Un respiro imprescindible

Murrow había interpretado correctamente la situación. El desplazamiento de los bombardeos de las bases aéreas a las ciudades le había dado a la RAF una tregua. Ahora las bases estaban siendo reparadas, el número de pilotos volvía a subir y se recuperaba la producción de aviones. El 15 de septiembre, cuando la Luftwaffe volvió a volar sobre Londres para lo que debía ser la batalla decisiva, se encontró con que el cielo de la ciudad estaba lleno de Spitfires y Hurricanes. El día acabó con un desastre sin paliativos para los alemanes; Göring, furioso, culpó a los pilotos y declaró que habían decepcionado al resto de la Fuerza Aérea alemana.

Ese 15 de septiembre Alemania perdió la Batalla de Inglaterra y, dos días más tarde, Hitler suspendió indefinidamente la Operación León Marino. Los bombardeos de Londres empezaron a remitir en octubre, pero no cesaron por completo hasta mayo de 1941, después de haber ocasionado 20.000 muertos solo en la capital. Grandes zonas de Londres quedaron completamente devastadas, y daños parecidos se registraron en otras ciudades en Inglaterra. El número de víctimas civiles en todo el país fue de 43.000 muertos y 46.000 heridos.
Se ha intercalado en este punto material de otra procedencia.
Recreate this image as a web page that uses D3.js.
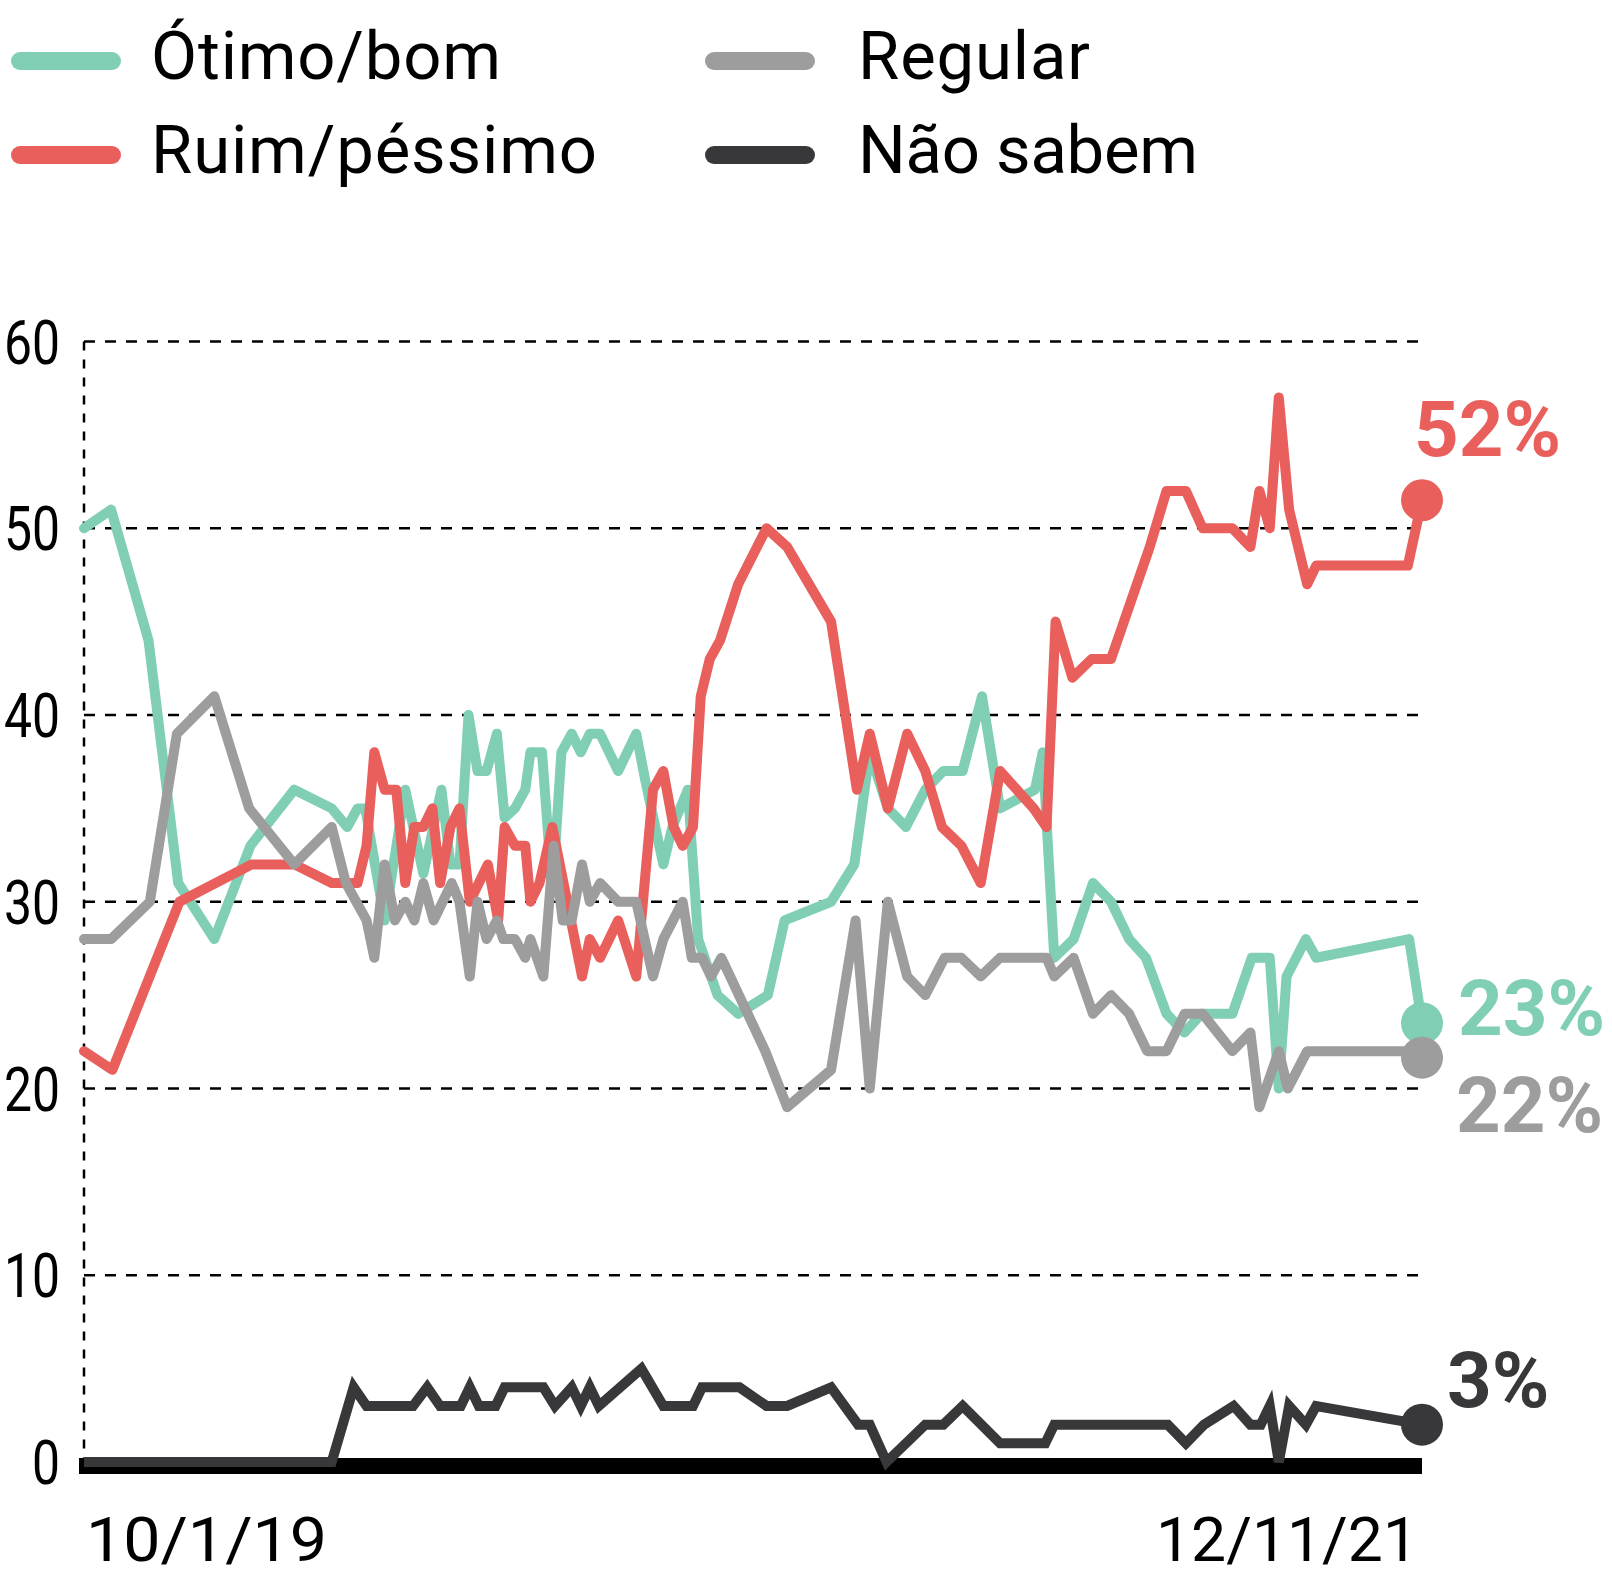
<!DOCTYPE html>
<html>
<head>
<meta charset="utf-8">
<script src="https://cdn.jsdelivr.net/npm/d3@7"></script>
<style>
  body { margin: 0; background: white; }
  svg { display: block; }
</style>
</head>
<body>
<script>
// polls are stored as [days since first poll, percentage]
var firstPoll = new Date(Date.UTC(2019, 0, 10));

var seriesNames = ["Ótimo/bom", "Ruim/péssimo", "Regular", "Não sabem"];
var seriesColours = ["#80cfb5", "#e85f5c", "#9d9d9d", "#38383a"];
var endLabels = ["23%", "52%", "22%", "3%"];
var yTicks = [0, 10, 20, 30, 40, 50, 60];

var otimoBom = [[0,50],[21,51],[50,44],[73,31],[101,28],[129,33],[163,36],[192,35],[204,34],[212,35],[218,35],
  [233,29],[249,36],[263,31.5],[277,36],[284,32],[291,32],[298,40],[305,37],[312,37],[320,39],[326,34.5],
  [334,35],[342,36],[346,38],[355,38],[363,30.5],[370,38],[378,39],[385,38],[392,39],[400,39],[414,37],
  [428,39],[435,36.5],[449,32],[456,34],[468,36],[476,28],[491,25],[507,24],[530,25],[543,29],[579,30],
  [597,32],[609,38],[623,35],[637,34],[652,36],[666,37],[681,37],[696,41],[710,35],[737,36],[743,38],
  [752,27],[767,28],[782,31],[796,30],[810,28],[823,27],[839,24],[853,23],[866,24],[890,24],[905,27],
  [919,27],[926,20],[932,26],[947,28],[955,27],[1027,28],[1037,23.5]];

var ruimPessimo = [[0,22],[22,21],[74,30],[130,32],[163,32],[192,31],[212,31],[219,33],[225,38],[233,36],
  [242,36],[249,31],[256,34],[263,34],[270,35],[276,31],[284,34],[291,35],[299,30],[313,32],[321,29],
  [326,34],[334,33],[342,33],[346,30],[353,31],[363,34],[386,26],[392,28],[400,27],[414,29],[428,26],
  [441,36],[449,37],[457,34],[464,33],[472,34],[478,41],[485,43],[493,44],[507,47],[529,50],[545,49],
  [579,45],[599,36],[609,39],[623,35],[638,39],[652,37],[665,34],[680,33],[695,31],[710,37],[736,35],
  [746,34],[753,45],[766,42],[781,43],[796,43],[811,46],[826,49],[839,52],[854,52],[867,50],[890,50],
  [904,49],[911,52],[919,50],[926,57],[934,51],[948,47],[955,48],[1026,48],[1037,51.5]];

var regular = [[0,28],[21,28],[51,30],[72,39],[101,41],[128,35],[163,32],[192,34],[203,31],[219,29],
  [225,27],[233,32],[241,29],[249,30],[256,29],[263,31],[271,29],[285,31],[291,30],[299,26],[305,30],
  [312,28],[320,29],[325,28],[334,28],[342,27],[346,28],[356,26],[364,33],[371,29],[378,29],[386,32],
  [392,30],[400,31],[414,30],[428,30],[441,26],[449,28],[464,30],[471,27],[479,27],[486,26],[494,27],
  [528,22],[545,19],[579,21],[598,29],[609,20],[623,30],[638,26],[652,25],[667,27],[680,27],[695,26],
  [710,27],[746,27],[752,26],[767,27],[782,24],[796,25],[810,24],[824,22],[839,22],[853,24],[867,24],
  [890,22],[904,23],[911,19],[926,22],[933,20],[948,22],[1028,22],[1037,21.65]];

var naoSabem = [[0,0],[192,0],[209,4],[219,3],[255,3],[266,4],[276,3],[292,3],[299,4],[306,3],[319,3],
  [326,4],[356,4],[365,3],[378,4],[385,3],[392,4],[399,3],[432,5],[449,3],[472,3],[479,4],[508,4],
  [529,3],[545,3],[579,4],[600,2],[609,2],[622,0],[652,2],[666,2],[681,3],[710,1],[745,1],[752,2],
  [840,2],[854,1],[868,2],[891,3],[904,2],[912,2],[919,3],[926,0],[934,3],[947,2],[955,3],[1037,2]];

window.onload = function() {
    var allSeries = [otimoBom, ruimPessimo, regular, naoSabem];
    var width = 1612;
    var height = 1578;
    var sans = 'Roboto, "Noto Sans", sans-serif';

    function day(n) {
        return d3.utcDay.offset(firstPoll, n);
    }
    var lastDay = d3.max(allSeries, function(s) { return d3.max(s, function(d) { return d[0]; }); });

    var x = d3.scaleUtc()
        .domain([firstPoll, day(lastDay)])
        .range([84, 1422]);
    var y = d3.scaleLinear()
        .domain([0, 60])
        .range([1462, 341.5]);

    var svg = d3.select("body")
        .append("svg")
        .attr("width", width)
        .attr("height", height)
        .style("background", "white");

    // dashed grid and left axis
    svg.selectAll(".grid")
        .data(yTicks.filter(function(t) { return t > 0; }))
        .enter()
        .append("line")
        .attr("class", "grid")
        .attr("x1", x.range()[0])
        .attr("x2", x.range()[1])
        .attr("y1", function(d) { return y(d); })
        .attr("y2", function(d) { return y(d); })
        .attr("stroke", "#000")
        .attr("stroke-width", 2.5)
        .attr("stroke-dasharray", "11,10");
    svg.append("line")
        .attr("x1", x.range()[0])
        .attr("x2", x.range()[0])
        .attr("y1", y(60))
        .attr("y2", y(0))
        .attr("stroke", "#000")
        .attr("stroke-width", 2.5)
        .attr("stroke-dasharray", "9,9");

    // narrow digits like the original face
    svg.selectAll(".ytick")
        .data(yTicks)
        .enter()
        .append("text")
        .attr("class", "ytick")
        .attr("x", 60)
        .attr("y", function(d) { return y(d) + 22; })
        .attr("text-anchor", "end")
        .attr("textLength", function(d) { return String(d).length * 28; })
        .attr("lengthAdjust", "spacingAndGlyphs")
        .style("font-family", sans)
        .style("font-size", "62px")
        .style("fill", "#000")
        .text(function(d) { return d; });

    // thick base line at zero
    svg.append("line")
        .attr("x1", x.range()[0] - 5)
        .attr("x2", x.range()[1])
        .attr("y1", y(0) + 4)
        .attr("y2", y(0) + 4)
        .attr("stroke", "#000")
        .attr("stroke-width", 16);

    // first and last poll dates
    var fmt = d3.utcFormat("%-d/%-m/%y");
    svg.append("text")
        .attr("x", x.range()[0] + 2)
        .attr("y", 1561)
        .attr("textLength", 241)
        .attr("lengthAdjust", "spacingAndGlyphs")
        .style("font-family", sans)
        .style("font-size", "62px")
        .text(fmt(x.domain()[0]));
    svg.append("text")
        .attr("x", x.range()[1] - 4)
        .attr("y", 1561)
        .attr("text-anchor", "end")
        .attr("textLength", 262)
        .attr("lengthAdjust", "spacingAndGlyphs")
        .style("font-family", sans)
        .style("font-size", "62px")
        .text(fmt(x.domain()[1]));

    var line = d3.line()
        .x(function(d) { return x(day(d[0])); })
        .y(function(d) { return y(d[1]); });

    allSeries.forEach(function(s, i) {
        svg.append("path")
            .datum(s)
            .attr("d", line)
            .attr("fill", "none")
            .attr("stroke", seriesColours[i])
            .attr("stroke-width", 10)
            .attr("stroke-linejoin", i == 3 ? "miter" : "round")
            .attr("stroke-linecap", i == 3 ? "butt" : "round");
    });

    // end dots and labels
    var labelShift = [[36, 12], [-8, -44], [34, 74], [25, -18]];
    allSeries.forEach(function(s, i) {
        var last = s[s.length - 1];
        var cx = x(day(last[0]));
        var cy = y(last[1]);
        svg.append("circle")
            .attr("cx", cx)
            .attr("cy", cy)
            .attr("r", 21)
            .attr("fill", seriesColours[i]);
        svg.append("text")
            .attr("x", cx + labelShift[i][0])
            .attr("y", cy + labelShift[i][1])
            .style("font-family", sans)
            .style("font-weight", "bold")
            .style("font-size", "78px")
            .style("fill", seriesColours[i])
            .text(endLabels[i]);
    });

    // legend, two columns
    var legendWidths = [350, 446, 232, 340];
    var legend = svg.selectAll(".legend")
        .data(seriesNames)
        .enter()
        .append("g")
        .attr("class", "legend")
        .attr("transform", function(d, i) {
            return "translate(" + (i < 2 ? 0 : 694) + "," + (i % 2 == 0 ? 61 : 155) + ")";
        });
    legend.append("line")
        .attr("x1", 20)
        .attr("x2", 112)
        .attr("stroke", function(d, i) { return seriesColours[i]; })
        .attr("stroke-width", 18)
        .attr("stroke-linecap", "round");
    legend.append("text")
        .attr("x", function(d, i) { return i < 2 ? 151 : 164; })
        .attr("y", 18)
        .attr("textLength", function(d, i) { return legendWidths[i]; })
        .style("font-family", sans)
        .style("font-size", "67px")
        .text(function(d) { return d; });
};
</script>
</body>
</html>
Pero el Reino Unido fue el primer país en resistir a la moderna maquinaria de guerra alemana y salió de la experiencia con la moral y la confianza reforzadas. Hitler no era invencible, después de todo. Por supuesto la isla siguió sufriendo el bloqueo de submarinos, buques de guerra y bombarderos, lo que impedía la llegada de suministros, pero una vez más había demostrado que era una fortaleza capaz de resistir cualquier invasión. Con Churchill al mando y un prudente racionamiento de alimentos y combustible, los británicos podían aguantar mucho tiempo más.

Tres años después, volvieron a verse miles de bombarderos en el aire. Pero, esta vez, el objetivo eran las ciudades alemanas.